Failed deliveries hurt more with COD. If you’ve already paid online and aren’t home, the driver leaves the package with a neighbor or security guard. With COD, if you’re not there to pay, the driver has to return later or the package goes back to the warehouse for redelivery. That’s doubled fuel costs and time.

Cash reconciliation is labor-intensive. At the end of each day, drivers need to count cash, match it against delivery records, deposit funds, and resolve discrepancies. One driver miscounting or making an error cascades into hours of administrative work.

The working capital implications are substantial. If a company has 50,000 daily COD deliveries averaging 200,000 rupiah each, that’s 10 billion rupiah tied up until drivers collect and deposit it. That money could be earning interest or funding business expansion instead of sitting in transit.

Digital Payment Advantages

Prepaid orders simplify operations enormously. The driver just needs to deliver the package—no collecting money, no making change, no security concerns about carrying cash through unfamiliar neighborhoods.

Failed deliveries become less costly. You can leave packages at pickup points or with neighbors more readily when payment is already confirmed. Some companies even offer unattended delivery to smart lockers or secure boxes.

Data insights improve with digital payments. You know immediately when a transaction completes, can track payment patterns, identify potential fraud, and reconcile accounts in real-time. Everything’s digital and auditable.

Refunds and returns become cleaner too. If someone paid with Dana or a credit card, refunding to that same account is straightforward. With COD, you’re processing cash refunds or bank transfers, which require additional steps and verification.

The Middle Ground

Smart logistics companies offer both options and incentivize digital payments without excluding COD users. Common approaches include small discounts for prepaid orders, faster processing for digital payments, or loyalty points that only accrue on non-COD purchases.

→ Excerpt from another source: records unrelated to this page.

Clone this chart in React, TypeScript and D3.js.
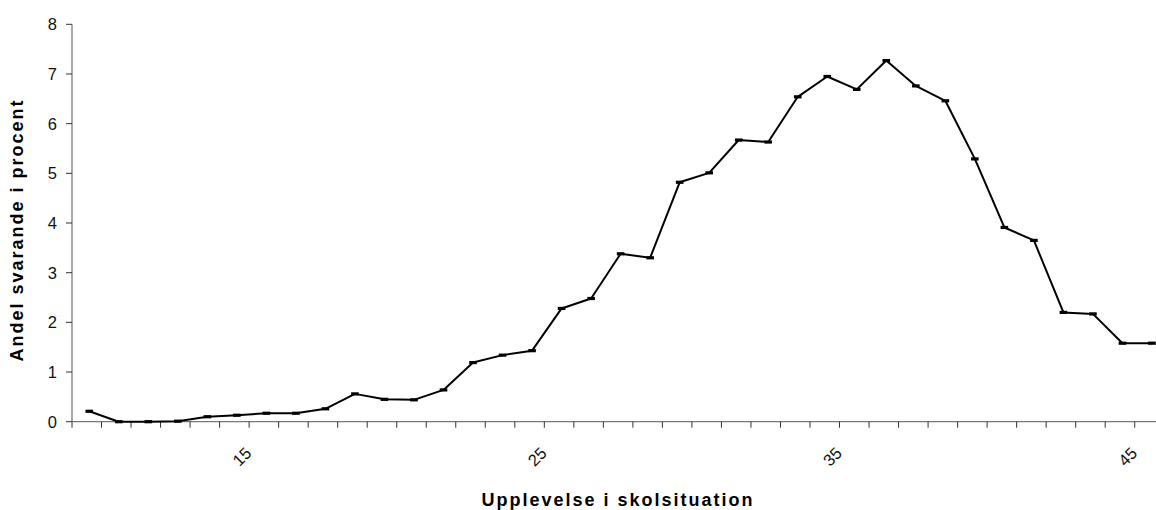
import React from "react";
import * as d3 from "d3";

const categories: number[] = [10,11,12,13,14,15,16,17,18,19,20,21,22,23,24,25,26,27,28,29,30,31,32,33,34,35,36,37,38,39,40,41,42,43,44,45,46];
const values: number[] = [0.21,0,0,0.01,0.1,0.13,0.17,0.17,0.26,0.56,0.45,0.44,0.64,1.19,1.34,1.43,2.28,2.48,3.38,3.3,4.82,5.01,5.67,5.63,6.54,6.95,6.69,7.27,6.76,6.46,5.29,3.91,3.65,2.2,2.17,1.58,1.58];
const yTicks: number[] = [0,1,2,3,4,5,6,7,8];
const xTickLabels: number[] = [15,25,35,45];

export default function App() {
  const W = 1156, H = 510;
  const left = 72, top = 24.3, bottom = 421.7;
  const step = 29.52;
  const x = d3.scaleBand<number>().domain(categories).range([left, left + categories.length * step]).padding(0);
  const y = d3.scaleLinear().domain([0, 8]).range([bottom, top]);
  const cx = (c: number) => (x(c) as number) + x.bandwidth() / 2 + 2.5;
  const line = d3.line<number>().x((_, i) => cx(categories[i])).y((v) => y(v));
  const font = "'Liberation Sans', Arial, sans-serif";
  const tickEdges = d3.range(categories.length + 1).map((i) => left + i * step);
  return (
    <svg width={W} height={H} style={{ position: "absolute", left: 0, top: 0, background: "#fff" }} fontFamily={font}>
      {/* y axis */}
      <line x1={left} x2={left} y1={top} y2={bottom} stroke="#555" strokeWidth={1} />
      {yTicks.map((t) => (
        <g key={t}>
          <line x1={left - 6} x2={left} y1={y(t)} y2={y(t)} stroke="#333" strokeWidth={1} />
          <text x={57} y={y(t)} textAnchor="end" dominantBaseline="central" fontSize={16.5} fill="#111">{t}</text>
        </g>
      ))}
      {/* x axis */}
      <line x1={left} x2={W} y1={bottom} y2={bottom} stroke="#777" strokeWidth={1.2} />
      {tickEdges.map((tx, i) => (
        <line key={i} x1={tx} x2={tx} y1={bottom} y2={bottom + 6} stroke="#333" strokeWidth={1} />
      ))}
      {xTickLabels.map((c) => {
        const px = (x(c) as number) + x.bandwidth() / 2 + 14;
        const py = 450;
        return (
          <text key={c} x={px} y={py} textAnchor="end" dominantBaseline="central" fontSize={16.5} fill="#111" transform={`rotate(-45 ${px} ${py})`}>{c}</text>
        );
      })}
      {/* line */}
      <path d={line(values) || ""} fill="none" stroke="#000" strokeWidth={2} strokeLinejoin="round" />
      {values.map((v, i) => (
        <rect key={i} x={cx(categories[i]) - 3.8} y={y(v) - 1.6} width={7.6} height={3.2} fill="#000" />
      ))}
      {/* titles */}
      <text x={618} y={500} textAnchor="middle" dominantBaseline="central" fontSize={18} fontWeight="bold" letterSpacing={2} fill="#000">Upplevelse i skolsituation</text>
      <text transform={`translate(17 230) rotate(-90)`} textAnchor="middle" dominantBaseline="central" fontSize={18} fontWeight="bold" letterSpacing={2} fill="#000">Andel svarande i procent</text>
    </svg>
  );
}
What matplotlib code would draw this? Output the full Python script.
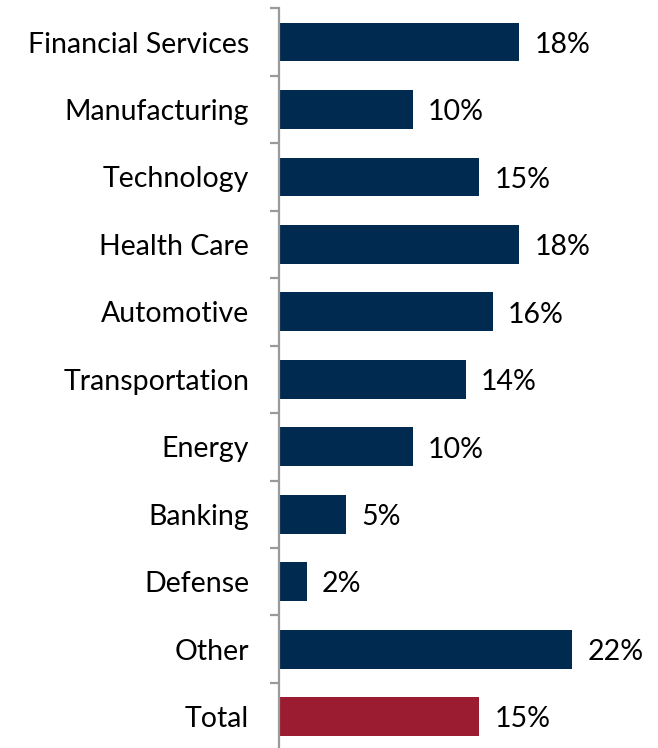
import matplotlib.pyplot as plt
import numpy as np

sectors = ["Financial Services", "Manufacturing", "Technology", "Health Care",
           "Automotive", "Transportation", "Energy", "Banking", "Defense",
           "Other", "Total"]
pct = [18, 10, 15, 18, 16, 14, 10, 5, 2, 22, 15]

navy = "#002a4f"
red = "#9b1b30"
colors = [navy] * (len(sectors) - 1) + [red]

plt.rcParams['font.family'] = ['Lato', 'DejaVu Sans']

fig = plt.figure(figsize=(6.58, 7.48), dpi=100)
ax = fig.add_axes([279 / 658, -2.4 / 748, 1 - 279 / 658, 742.1 / 748])

y = np.arange(len(sectors))
ax.barh(y, pct, height=0.575, color=colors, left=0.07)
for yi, v in zip(y, pct):
    ax.text(v + 1.2, yi + 0.04, f"{v}%", va="center", ha="left", fontsize=20.5, color="black")

ax.set_ylim(len(sectors) - 0.5, -0.5)
ax.set_xlim(0, 28.5)
ax.set_yticks(y)
ax.set_yticklabels(sectors, fontsize=20.5)
ax.tick_params(axis="y", which="major", length=0, pad=21.5)
ax.set_yticks(np.arange(len(sectors)) - 0.5, minor=True)
ax.tick_params(axis="y", which="minor", length=6.5, width=1.6, color="#9a9a9a", direction="out")
ax.set_xticks([])

for s in ["top", "right", "bottom"]:
    ax.spines[s].set_visible(False)
ax.spines["left"].set_color("#9a9a9a")
ax.spines["left"].set_linewidth(1.6)

fig.savefig("out.png", dpi=100)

Some platforms have introduced partial COD, where you pay a percentage online and the rest on delivery. This builds trust gradually—customers verify they’ll receive something before paying in full, but the operational burden is reduced.

Pickup points and collection centers work better with prepaid orders. You don’t need staff trained to handle cash transactions; customers simply show an order number and take their package. This model is growing in Indonesian cities, particularly near transit stations and shopping areas.

Regional Variations Matter

Jakarta and Surabaya have much higher digital payment adoption than smaller cities. In some rural areas, COD might represent 90% or more of orders. A nationwide e-commerce strategy needs to account for these regional differences rather than pushing a one-size-fits-all approach.

Business-to-business deliveries are almost entirely prepaid. Companies have accounting processes and credit arrangements that make COD unnecessary. It’s primarily consumer deliveries where payment method varies widely.

Looking Forward

Digital payment infrastructure in Indonesia is improving rapidly. More people are opening digital wallets, QR code payments are becoming ubiquitous, and younger generations are more comfortable with cashless transactions. Over time, COD percentages will naturally decline.

But it won’t disappear entirely, nor should it. There will always be situations where cash on delivery makes sense—high-value items where customers want to inspect before paying, areas with limited banking access, customers who budget better with cash.

The goal isn’t eliminating COD but optimizing the payment mix. If your current COD rate is 70%, maybe you can reduce that to 50% through incentives and improved trust-building. That’s still a significant operational improvement without excluding customers who genuinely need the cash payment option.

Education helps. Many people use COD simply because it’s the default or they don’t realize digital payment alternatives exist. Clear communication about payment options, security features, and buyer protection policies can shift behavior at the margins.

The payment method debate isn’t really about cash versus digital—it’s about balancing customer needs against operational efficiency. Get that balance right, and everyone benefits.